Pensamento Simbio Computacional
Guilherme Silveira
Tem 20 anos que ensino gerações de pessoas, adultos e crianças, a usarem o computador ativamente. Para que deixem de ser consumidores de tecnologias e passem a ser criadores.
Computar é modelar o mundo.
Você quer simular o movimento dos planetas? A matemática e a física com fórmulas fechadas podem ajudar, mas possuem limites enquanto não envolverem o ato de computar.
Nós, humanos, somos máquinas computadoras. Somos capazes de calcular e resolver problemas complexos através do ato de computar processos. Mas somos limitados de memória e capacidade de processamento.

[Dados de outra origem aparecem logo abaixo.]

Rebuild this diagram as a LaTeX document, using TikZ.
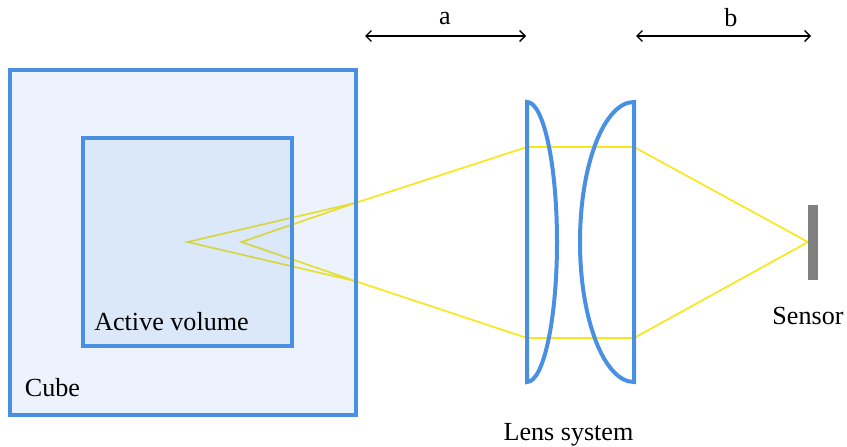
\documentclass[tikz,border=0pt]{standalone}
\usepackage{fontspec}
\setmainfont{Liberation Serif}
\usetikzlibrary{arrows.meta}
\definecolor{bluel}{HTML}{4A90E2}
\definecolor{rayc}{HTML}{F8E71C}
\definecolor{sens}{HTML}{808080}
\tikzset{
  x=1pt,y=-1pt,
  ray/.style={draw=rayc,line width=1.7pt,line join=miter},
  panel/.style={draw=bluel,line width=4pt,fill=bluel,fill opacity=.1,draw opacity=1,inner sep=0pt,outer sep=0pt},
  lens/.style={draw=bluel,line width=4pt,line join=miter},
  dim/.style={draw=black,line width=1.3pt,{Straight Barb[length=5.5pt,width=11pt,line width=1.3pt]}-{Straight Barb[length=5.5pt,width=11pt,line width=1.3pt]}},
  lbl/.style={font=\fontsize{26.1}{30}\selectfont,text=black,inner sep=0pt,anchor=base},
}
\begin{document}
\begin{tikzpicture}
\useasboundingbox (0,0) rectangle (847,447);
\fill[white] (0,0) rectangle (847,447);
% ray points
\coordinate (f1) at (187.5,242);
\coordinate (f2) at (241.5,242);
\coordinate (ut) at (355,203);
\coordinate (ub) at (355,281);
\coordinate (l1t) at (527,147);
\coordinate (l1b) at (527,338);
\coordinate (l2t) at (634,147);
\coordinate (l2b) at (634,338);
\coordinate (s) at (808,242);
\draw[ray] (f1) -- (ut) -- (l1t) -- (l2t) -- (s) -- (l2b) -- (l1b) -- (ub) -- cycle;
\draw[ray] (ut) -- (f2) -- (ub);
% panels
\node[panel,minimum width=346pt,minimum height=345pt] (cube) at (183,242.5) {};
\node[panel,minimum width=209pt,minimum height=208pt] (active) at (187.5,242) {};
% lenses
\draw[lens] (527,102) arc[start angle=-90,end angle=90,x radius=30,y radius=140] -- cycle;
\draw[lens] (634,102) arc[start angle=-90,end angle=-270,x radius=54,y radius=140] -- cycle;
% sensor
\fill[sens] (808,205) rectangle (818,280);
\node[inner sep=0pt] (sensor) at (813,242.5) {};
% dimensions
\coordinate (a1) at (365,36);
\coordinate (a2) at (526,36);
\coordinate (b1) at (636,36);
\coordinate (b2) at (811,36);
\draw[dim] (a1) -- (a2);
\draw[dim] (b1) -- (b2);
% labels
\node[lbl] (la) at (445,24) {a};
\node[lbl] (lb) at (731,27) {b};
\node[lbl] (lav) at (171.5,330) {Active volume};
\node[lbl] (lc) at (52.5,396) {Cube};
\node[lbl] (ll) at (568.5,440) {Lens system};
\node[lbl] (ls) at (808,324) {Sensor};
\end{tikzpicture}
\end{document}
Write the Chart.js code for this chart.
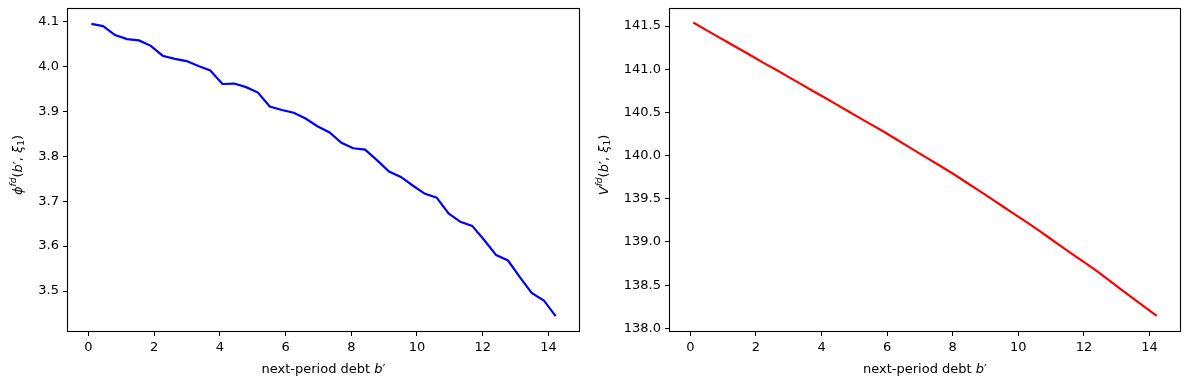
<!DOCTYPE html>
<html>
<head>
<meta charset="utf-8">
<script src="https://cdn.jsdelivr.net/npm/chart.js@4"></script>
<style>
  body { margin: 0; background: #fff; }
  #wrap { position: relative; width: 1189px; height: 389px; background: #fff; }
  canvas { position: absolute; top: 0; }
</style>
</head>
<body>
<div id="wrap">
  <canvas id="phiChart" width="595" height="389" style="left:0"></canvas>
  <canvas id="valChart" width="594" height="389" style="left:595px"></canvas>
</div>
<script>
// grid of next-period debt b'
const debtGrid = [0.09, 0.45, 0.81, 1.18, 1.54, 1.90, 2.26, 2.63, 2.99, 3.35,
  3.71, 4.08, 4.44, 4.80, 5.16, 5.52, 5.89, 6.25, 6.61, 6.97,
  7.34, 7.70, 8.06, 8.42, 8.79, 9.15, 9.51, 9.87, 10.23, 10.60,
  10.96, 11.32, 11.68, 12.05, 12.41, 12.77, 13.13, 13.49, 13.86, 14.22];

// left panel: phi^fd(b', xi_1)
const phiValues = [4.095, 4.090, 4.070, 4.061, 4.058, 4.046, 4.024, 4.017, 4.012, 4.001,
  3.991, 3.961, 3.962, 3.954, 3.942, 3.911, 3.903, 3.897, 3.884, 3.867,
  3.853, 3.830, 3.818, 3.815, 3.791, 3.766, 3.754, 3.735, 3.717, 3.708,
  3.673, 3.654, 3.645, 3.613, 3.580, 3.568, 3.531, 3.496, 3.479, 3.444];

// right panel: V^fd(b', xi_1)
const valueFnValues = [141.540, 141.461, 141.383, 141.304, 141.226, 141.147, 141.068, 140.990, 140.911, 140.833,
  140.754, 140.675, 140.596, 140.516, 140.437, 140.358, 140.278, 140.195, 140.112, 140.028,
  139.945, 139.862, 139.778, 139.688, 139.597, 139.507, 139.416, 139.325, 139.235, 139.139,
  139.043, 138.947, 138.851, 138.755, 138.659, 138.556, 138.452, 138.349, 138.246, 138.143];

const debtTicks = [0, 2, 4, 6, 8, 10, 12, 14];
const phiTicks = [3.5, 3.6, 3.7, 3.8, 3.9, 4.0, 4.1];
const valueTicks = [138.0, 138.5, 139.0, 139.5, 140.0, 140.5, 141.0, 141.5];

const FONT = 'DejaVu Sans';
const FS = 13;

// pieces of the mathtext labels
const xLabelSegs = [{ t: 'next-period debt ' }, { t: 'b', it: true }, { t: '\u2032' }];
const phiLabelSegs = [{ t: '\u03D5', it: true }, { t: 'fd', it: true, sup: true }, { t: '(' },
  { t: 'b', it: true }, { t: '\u2032' }, { t: ', ' }, { t: '\u03BE', it: true }, { t: '1', sub: true }, { t: ')' }];
const valLabelSegs = [{ t: 'V', it: true }, { t: 'fd', it: true, sup: true }, { t: '(' },
  { t: 'b', it: true }, { t: '\u2032' }, { t: ', ' }, { t: '\u03BE', it: true }, { t: '1', sub: true }, { t: ')' }];

function segFont(s) {
  const size = (s.sup || s.sub) ? FS * 0.7 : FS;
  return (s.it ? 'italic ' : '') + size + 'px "' + FONT + '"';
}

// draws a label made of segments, centred on (0,0) of the current transform
function drawSegs(ctx, segs) {
  let total = 0;
  segs.forEach(s => { ctx.font = segFont(s); total += ctx.measureText(s.t).width; });
  let x = -total / 2;
  segs.forEach(s => {
    ctx.font = segFont(s);
    let dy = 0;
    if (s.sup) dy = -FS * 0.38;
    if (s.sub) dy = FS * 0.22;
    ctx.fillText(s.t, x, dy);
    x += ctx.measureText(s.t).width;
  });
}

const axisTextPlugin = {
  id: 'axisText',
  afterDraw(chart, args, opts) {
    const ctx = chart.ctx;
    const a = chart.chartArea;
    ctx.save();
    ctx.fillStyle = '#000';
    ctx.textBaseline = 'middle';
    ctx.textAlign = 'left';
    ctx.save();
    ctx.translate((a.left + a.right) / 2, a.bottom + 39);
    drawSegs(ctx, opts.xSegs);
    ctx.restore();
    ctx.save();
    ctx.translate(a.left - opts.yOffset, (a.top + a.bottom) / 2 - 5);
    ctx.rotate(-Math.PI / 2);
    drawSegs(ctx, opts.ySegs);
    ctx.restore();
    ctx.restore();
  }
};

const framePlugin = {
  id: 'frame',
  afterDatasetsDraw(chart) {
    const ctx = chart.ctx;
    const a = chart.chartArea;
    ctx.save();
    ctx.strokeStyle = '#000';
    ctx.lineWidth = 1.1;
    ctx.strokeRect(a.left - 0.5, a.top - 0.5, a.right - a.left + 1, a.bottom - a.top + 1);
    ctx.restore();
  }
};

function makeChart(id, ys, color, yMin, yMax, yTicks, yAxisWidth, rightPad, ySegs, yOffset) {
  const points = debtGrid.map((x, i) => ({ x: x, y: ys[i] }));
  return new Chart(document.getElementById(id), {
    type: 'line',
    data: {
      datasets: [{
        data: points,
        borderColor: color,
        borderWidth: 2.2,
        pointRadius: 0,
        tension: 0,
        fill: false
      }]
    },
    options: {
      responsive: false,
      animation: false,
      devicePixelRatio: 1,
      layout: { padding: { top: 9, right: rightPad, left: 0, bottom: 0 } },
      plugins: {
        legend: { display: false },
        tooltip: { enabled: false },
        axisText: { xSegs: xLabelSegs, ySegs: ySegs, yOffset: yOffset }
      },
      scales: {
        x: {
          type: 'linear',
          min: -0.62,
          max: 14.93,
          afterBuildTicks: s => { s.ticks = debtTicks.map(v => ({ value: v })); },
          afterFit: s => { s.height = 58; s.paddingLeft = 0; s.paddingRight = 0; },
          grid: { drawOnChartArea: false, drawTicks: true, tickLength: 5, tickColor: '#000' },
          border: { display: false },
          ticks: {
            color: '#000', padding: 4, maxRotation: 0,
            font: { family: FONT, size: FS },
            callback: v => String(v)
          }
        },
        y: {
          type: 'linear',
          min: yMin,
          max: yMax,
          afterBuildTicks: s => { s.ticks = yTicks.map(v => ({ value: v })); },
          afterFit: s => { s.width = yAxisWidth; s.paddingTop = 0; s.paddingBottom = 0; },
          grid: { drawOnChartArea: false, drawTicks: true, tickLength: 5, tickColor: '#000' },
          border: { display: false },
          ticks: {
            color: '#000', padding: 4,
            font: { family: FONT, size: FS },
            callback: v => v.toFixed(1)
          }
        }
      }
    },
    plugins: [framePlugin, axisTextPlugin]
  });
}

makeChart('phiChart', phiValues, '#0000ff', 3.411, 4.128, phiTicks, 68, 16, phiLabelSegs, 49);
makeChart('valChart', valueFnValues, '#ff0000', 137.969, 141.697, valueTicks, 75, 9, valLabelSegs, 65);
</script>
</body>
</html>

O computador digital revoluciona isso. Quer modelar o que?
- O voo dos pássaros?
- A chance de um desastre ambiental?
- Quando teremos um terremoto?
- Qual produto é o ideal para ser vendido?
- Essa foto é uma fraude?
- A voz de uma pessoa?
O computador vai além e modela também processos de criação!
Somos capazes de modelar arte criada por processos de criação codificados. Sol LeWitt fez isso. No Brasil temos artistas como Waldemar Cordeiro, pioneiro na arte computacional. O Chroreographic Coding Lab codifica digitalmente a dança. Refik Anadol com inteligência artificial. Eu modelei a criação de shows de mágica. Poetas como Allison Parish modelam processos de criação de poesia.
O processo de criação de arte, de poesia, de literatura: todos eles são processos que podem ser modelados computacionalmente.
Claro, todo modelo é uma simplificação. Ele não é perfeito, nem 100% fiel ao que é modelado. Mas se o resultado é bom o suficiente ao ponto de pessoas confundirem sua autoria entre máquina e ser humano, o modelo atinge um objetivo inaugural.
É um teste meu de turing, mas agora aplicado a criação não somente linguística.
O teste segue a linha de “Dada uma obra X, apreciadores são capazes de distinguir se a obra foi criada pelo criador ou pela execução de um modelo digitalizado com IA do processo de criação descrito por tal artista?”
Enquanto Charles Chaplin lançava a crítica do ser humano como apertador de parafusos, a realidade hoje é que podemos automatizar não só os apertos de parafusos como também o modelo computacional de um processo de criação.
Seja um processo determinístico, seja um processo randômico, ambos podem ser emulados à medida que podem ser descritos por seus criadores.
Hoje posso dizer que o processo de criação que desenvolvi para criar cursos pode ser modelado computacionalmente. Claro, meu modelo exige um expertise de 30 anos de programação, 20 anos de criação de cursos, escutar o feedback de milhões de alunos, e ter formado centenas de instrutores no meu processo de criação durante essas décadas. Entendo que outros educadores de tecnologia não tenham ainda essa experiência: eu tenho um processo de criação claro e maduro na minha cabeça depois de tanto tempo.
Mas se modelos de criação como esse podem ser modelados, isso significa que estou pensando de uma forma nova.
Misturando uma forma computacional de pensar com uma forma que usa a inteligência artificial no processo de criação.
A automação é feita através de um modelo de duas partes: a criação através da IA, e o maquinal, repetitivo (computacional) através de programação. Hoje somente programadores especialistas em áreas distintas são capazes de fazer isso com alguma clareza.
Quando me perguntam, o que meus filhos deverão aprender? É essa nova forma de pensar, uma forma computacional criativa artificial.
Seu filho ou filha no mundo de exatas ou humanas ou biológicas está limitado. O futuro da criação parece estar na automação de modelos de criação através de computação digital e inteligência artificial.
Nossos modelos - todos os sistemas desenvolvidos - criados agora dessa forma, são criações cognitivas digitais, com o uso de ferramentas modernas digitais para replicar (modelar) processos humanos de criação.
Assim como para criar modelos puramente computacionais o conhecimento da matemática não basta, para criar tais modelos precisamos de mais do que pensamento computacional.
Para modelá-los precisamos pensar através de modelos que são computacionais, criativos e artificiais. É uma forma de pensar computacional e de criação. Uma forma de pensar sintética, de simbiose humana computador: “pensamento simbio computacional”.
O processo de criação deixa de ser unilateral, onde tradicionalmente o ser humano usa um computador digital como ferramenta. O processo vira de simbiocriação, onde o pensamento simbio computacional permite que ambos criem algo inédito.
É um pensamento artificial que venho explorando que devemos ensinar. É isso que passo a ensinar hoje.